→ Short exercise: Output, please, exactly those lines of the listing that come before the line with "-1.24, -1.19, -1.19];", along with that line itself.

===== Collected data

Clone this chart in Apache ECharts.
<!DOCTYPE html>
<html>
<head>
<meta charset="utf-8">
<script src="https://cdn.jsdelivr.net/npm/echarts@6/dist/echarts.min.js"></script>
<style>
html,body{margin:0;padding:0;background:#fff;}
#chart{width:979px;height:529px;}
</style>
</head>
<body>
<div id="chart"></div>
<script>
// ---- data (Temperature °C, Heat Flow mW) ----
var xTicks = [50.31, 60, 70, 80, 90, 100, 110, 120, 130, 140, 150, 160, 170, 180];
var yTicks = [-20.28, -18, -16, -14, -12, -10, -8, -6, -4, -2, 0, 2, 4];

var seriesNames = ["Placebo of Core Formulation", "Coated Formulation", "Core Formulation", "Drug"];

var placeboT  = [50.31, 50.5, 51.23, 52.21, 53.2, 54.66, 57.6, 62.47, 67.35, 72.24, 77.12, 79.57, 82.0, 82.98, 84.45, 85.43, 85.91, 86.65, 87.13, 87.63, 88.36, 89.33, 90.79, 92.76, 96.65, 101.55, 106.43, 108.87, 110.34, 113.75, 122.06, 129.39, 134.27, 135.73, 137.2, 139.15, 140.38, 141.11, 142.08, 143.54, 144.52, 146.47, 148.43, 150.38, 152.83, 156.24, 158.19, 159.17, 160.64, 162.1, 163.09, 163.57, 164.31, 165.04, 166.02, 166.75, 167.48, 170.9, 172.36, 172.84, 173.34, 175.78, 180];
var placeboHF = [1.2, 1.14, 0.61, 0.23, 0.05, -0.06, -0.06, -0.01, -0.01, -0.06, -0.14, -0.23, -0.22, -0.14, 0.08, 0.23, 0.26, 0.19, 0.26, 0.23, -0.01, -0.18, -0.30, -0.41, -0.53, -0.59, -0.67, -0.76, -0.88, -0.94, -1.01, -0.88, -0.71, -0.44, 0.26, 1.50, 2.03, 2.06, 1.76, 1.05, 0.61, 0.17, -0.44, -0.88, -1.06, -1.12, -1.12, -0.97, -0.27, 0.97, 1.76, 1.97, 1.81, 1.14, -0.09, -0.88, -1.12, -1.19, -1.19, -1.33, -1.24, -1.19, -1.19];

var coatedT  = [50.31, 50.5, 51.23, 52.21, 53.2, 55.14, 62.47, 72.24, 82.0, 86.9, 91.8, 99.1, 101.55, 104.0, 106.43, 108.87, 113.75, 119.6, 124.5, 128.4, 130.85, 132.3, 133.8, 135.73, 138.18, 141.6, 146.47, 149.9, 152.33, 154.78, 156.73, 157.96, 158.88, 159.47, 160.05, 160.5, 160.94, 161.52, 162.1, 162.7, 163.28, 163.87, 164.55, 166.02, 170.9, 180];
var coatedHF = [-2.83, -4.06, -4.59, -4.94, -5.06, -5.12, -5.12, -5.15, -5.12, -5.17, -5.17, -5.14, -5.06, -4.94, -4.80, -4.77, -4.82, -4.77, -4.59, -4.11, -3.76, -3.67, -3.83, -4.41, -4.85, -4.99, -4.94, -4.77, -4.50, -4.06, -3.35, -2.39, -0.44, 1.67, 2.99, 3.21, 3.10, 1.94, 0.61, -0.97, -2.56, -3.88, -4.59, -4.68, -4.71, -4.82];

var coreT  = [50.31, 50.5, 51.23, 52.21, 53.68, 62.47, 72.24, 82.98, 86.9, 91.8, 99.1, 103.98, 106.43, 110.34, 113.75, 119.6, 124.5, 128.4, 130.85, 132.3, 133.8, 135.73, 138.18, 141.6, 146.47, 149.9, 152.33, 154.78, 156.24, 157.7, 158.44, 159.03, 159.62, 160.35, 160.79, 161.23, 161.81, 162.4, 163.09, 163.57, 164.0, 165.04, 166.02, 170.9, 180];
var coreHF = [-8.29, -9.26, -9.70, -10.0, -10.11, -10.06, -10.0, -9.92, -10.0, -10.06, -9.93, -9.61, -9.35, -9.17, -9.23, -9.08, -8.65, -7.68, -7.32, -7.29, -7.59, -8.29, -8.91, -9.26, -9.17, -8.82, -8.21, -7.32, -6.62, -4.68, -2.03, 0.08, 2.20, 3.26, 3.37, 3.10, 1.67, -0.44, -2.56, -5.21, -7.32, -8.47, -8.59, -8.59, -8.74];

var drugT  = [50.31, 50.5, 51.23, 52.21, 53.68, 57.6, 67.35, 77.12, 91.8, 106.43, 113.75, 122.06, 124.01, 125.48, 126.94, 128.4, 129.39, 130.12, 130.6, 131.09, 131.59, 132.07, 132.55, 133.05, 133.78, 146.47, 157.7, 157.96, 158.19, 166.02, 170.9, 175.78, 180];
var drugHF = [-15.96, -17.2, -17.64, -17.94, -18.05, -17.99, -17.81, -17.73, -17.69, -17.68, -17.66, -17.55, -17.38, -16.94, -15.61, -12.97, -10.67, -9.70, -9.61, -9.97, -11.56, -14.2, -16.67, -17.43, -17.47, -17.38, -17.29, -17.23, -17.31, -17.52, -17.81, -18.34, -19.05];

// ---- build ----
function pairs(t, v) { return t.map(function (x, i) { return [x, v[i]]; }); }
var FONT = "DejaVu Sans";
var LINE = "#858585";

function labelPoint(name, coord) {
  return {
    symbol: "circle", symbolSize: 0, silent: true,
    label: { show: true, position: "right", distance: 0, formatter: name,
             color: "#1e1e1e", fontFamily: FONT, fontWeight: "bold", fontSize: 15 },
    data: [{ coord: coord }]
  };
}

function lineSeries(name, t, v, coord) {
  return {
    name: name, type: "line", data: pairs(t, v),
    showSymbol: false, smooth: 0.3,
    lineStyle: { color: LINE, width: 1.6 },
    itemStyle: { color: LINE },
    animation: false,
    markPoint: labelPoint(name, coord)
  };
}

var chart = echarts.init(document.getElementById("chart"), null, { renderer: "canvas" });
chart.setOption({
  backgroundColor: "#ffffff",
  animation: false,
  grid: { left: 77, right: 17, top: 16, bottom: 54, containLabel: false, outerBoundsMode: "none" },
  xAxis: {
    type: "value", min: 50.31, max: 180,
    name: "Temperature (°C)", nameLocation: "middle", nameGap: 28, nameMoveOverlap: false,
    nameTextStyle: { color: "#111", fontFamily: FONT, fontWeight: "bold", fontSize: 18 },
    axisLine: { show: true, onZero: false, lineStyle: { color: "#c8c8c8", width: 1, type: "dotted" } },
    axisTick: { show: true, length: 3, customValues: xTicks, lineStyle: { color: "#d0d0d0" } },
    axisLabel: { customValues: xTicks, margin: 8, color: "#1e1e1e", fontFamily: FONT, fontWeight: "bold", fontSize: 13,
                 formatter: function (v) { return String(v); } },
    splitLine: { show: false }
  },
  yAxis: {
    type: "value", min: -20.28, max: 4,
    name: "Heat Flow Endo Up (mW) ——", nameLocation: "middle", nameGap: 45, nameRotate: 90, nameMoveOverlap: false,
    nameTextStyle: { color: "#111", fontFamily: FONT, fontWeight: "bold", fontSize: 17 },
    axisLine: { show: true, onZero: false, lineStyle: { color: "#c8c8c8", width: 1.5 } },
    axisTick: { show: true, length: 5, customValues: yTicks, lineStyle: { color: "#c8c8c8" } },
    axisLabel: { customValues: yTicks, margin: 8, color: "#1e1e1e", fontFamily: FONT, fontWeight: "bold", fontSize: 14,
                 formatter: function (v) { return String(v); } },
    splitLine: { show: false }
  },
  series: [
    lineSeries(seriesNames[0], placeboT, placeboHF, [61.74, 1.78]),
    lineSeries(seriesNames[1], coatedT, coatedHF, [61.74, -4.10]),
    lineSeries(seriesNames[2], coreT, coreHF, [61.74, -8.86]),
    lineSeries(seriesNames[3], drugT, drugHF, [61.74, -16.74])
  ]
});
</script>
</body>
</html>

==========

→ Response to this exercise:
Clone this chart in Apache ECharts.
<!DOCTYPE html>
<html>
<head>
<meta charset="utf-8">
<script src="https://cdn.jsdelivr.net/npm/echarts@6/dist/echarts.min.js"></script>
<style>
html,body{margin:0;padding:0;background:#fff;}
#chart{width:979px;height:529px;}
</style>
</head>
<body>
<div id="chart"></div>
<script>
// ---- data (Temperature °C, Heat Flow mW) ----
var xTicks = [50.31, 60, 70, 80, 90, 100, 110, 120, 130, 140, 150, 160, 170, 180];
var yTicks = [-20.28, -18, -16, -14, -12, -10, -8, -6, -4, -2, 0, 2, 4];

var seriesNames = ["Placebo of Core Formulation", "Coated Formulation", "Core Formulation", "Drug"];

var placeboT  = [50.31, 50.5, 51.23, 52.21, 53.2, 54.66, 57.6, 62.47, 67.35, 72.24, 77.12, 79.57, 82.0, 82.98, 84.45, 85.43, 85.91, 86.65, 87.13, 87.63, 88.36, 89.33, 90.79, 92.76, 96.65, 101.55, 106.43, 108.87, 110.34, 113.75, 122.06, 129.39, 134.27, 135.73, 137.2, 139.15, 140.38, 141.11, 142.08, 143.54, 144.52, 146.47, 148.43, 150.38, 152.83, 156.24, 158.19, 159.17, 160.64, 162.1, 163.09, 163.57, 164.31, 165.04, 166.02, 166.75, 167.48, 170.9, 172.36, 172.84, 173.34, 175.78, 180];
var placeboHF = [1.2, 1.14, 0.61, 0.23, 0.05, -0.06, -0.06, -0.01, -0.01, -0.06, -0.14, -0.23, -0.22, -0.14, 0.08, 0.23, 0.26, 0.19, 0.26, 0.23, -0.01, -0.18, -0.30, -0.41, -0.53, -0.59, -0.67, -0.76, -0.88, -0.94, -1.01, -0.88, -0.71, -0.44, 0.26, 1.50, 2.03, 2.06, 1.76, 1.05, 0.61, 0.17, -0.44, -0.88, -1.06, -1.12, -1.12, -0.97, -0.27, 0.97, 1.76, 1.97, 1.81, 1.14, -0.09, -0.88, -1.12, -1.19, -1.19, -1.33, -1.24, -1.19, -1.19];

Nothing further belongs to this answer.